During the 1890's, four transcontinental passenger trains a day passed through the Royal Gorge. The original route between Denver and Salt Lake went over Marshall Pass, through Gunnison, Montrose, and Grand Junction. Later, the main line was constructed over Tennessee Pass through Glenwood Springs and into Grand Junction. With the opening of the Moffat Tunnel in 1928, passengers could go either way to Salt Lake. If they chose the Royal Gorge route, they would leave early in the morning arriving at Grand Junction in time for their train to be combined with the overnight Prospector for the run into Salt Lake. Planes, with their faster schedules, automobiles, for the independent traveler, and buses, were the downfall of the Royal Gorge, as passengers took to other forms of transportation.
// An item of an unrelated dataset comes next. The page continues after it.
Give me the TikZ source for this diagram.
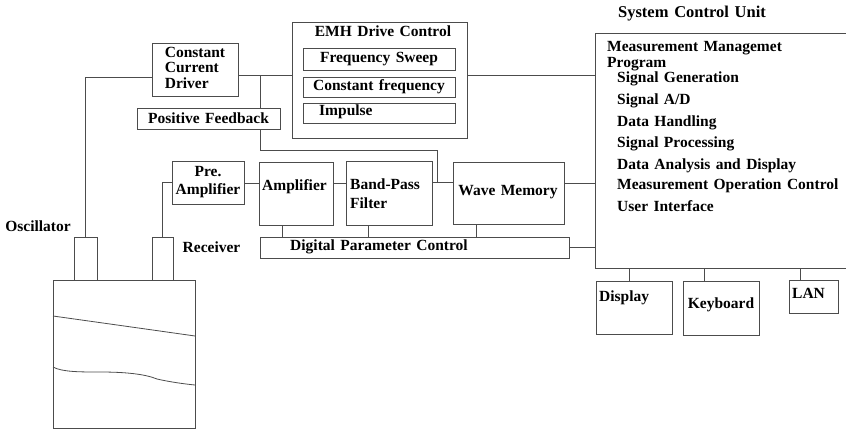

The last segment of this famous train was between Denver and Salida. April 1 was the crowning blow, when the U.S. Post Office Department cancelled the mail contract on this train, leaving the Rio Grande with empty head-end cars and coaches.
The handwriting was on the wall. Authority was soon forthcoming for discontinuance of the Royal Gorge trains No. 1 and No.2. On July 26, 56 passengers and 34 Head Start children boarded train No. 1 at Denver. The children, many having their first train ride, detrained at Littleton. Passengers boarded the train at every station along the way that day.
Arriving at Cañon City, 104 passengers got on the train for the ride through the Royal Gorge, getting off at Parkdale, the first stop beyond the hanging bridge. Over 300 passengers had ridden the train the day before it was to be discontinued. Arrival at Salida saw 171 passengers still on board. To many at the depot, the alighting mass brought back memories of days of long ago. For the final run of No.2 out of Salida, 120 persons found their seats in the three coaches.
The trip was uneventful except for the feeling of nostalgia that prevailed at a time like this. Each one on the train knew they were part of Rio Grande history, being made on the last trip through the Gorge from the west.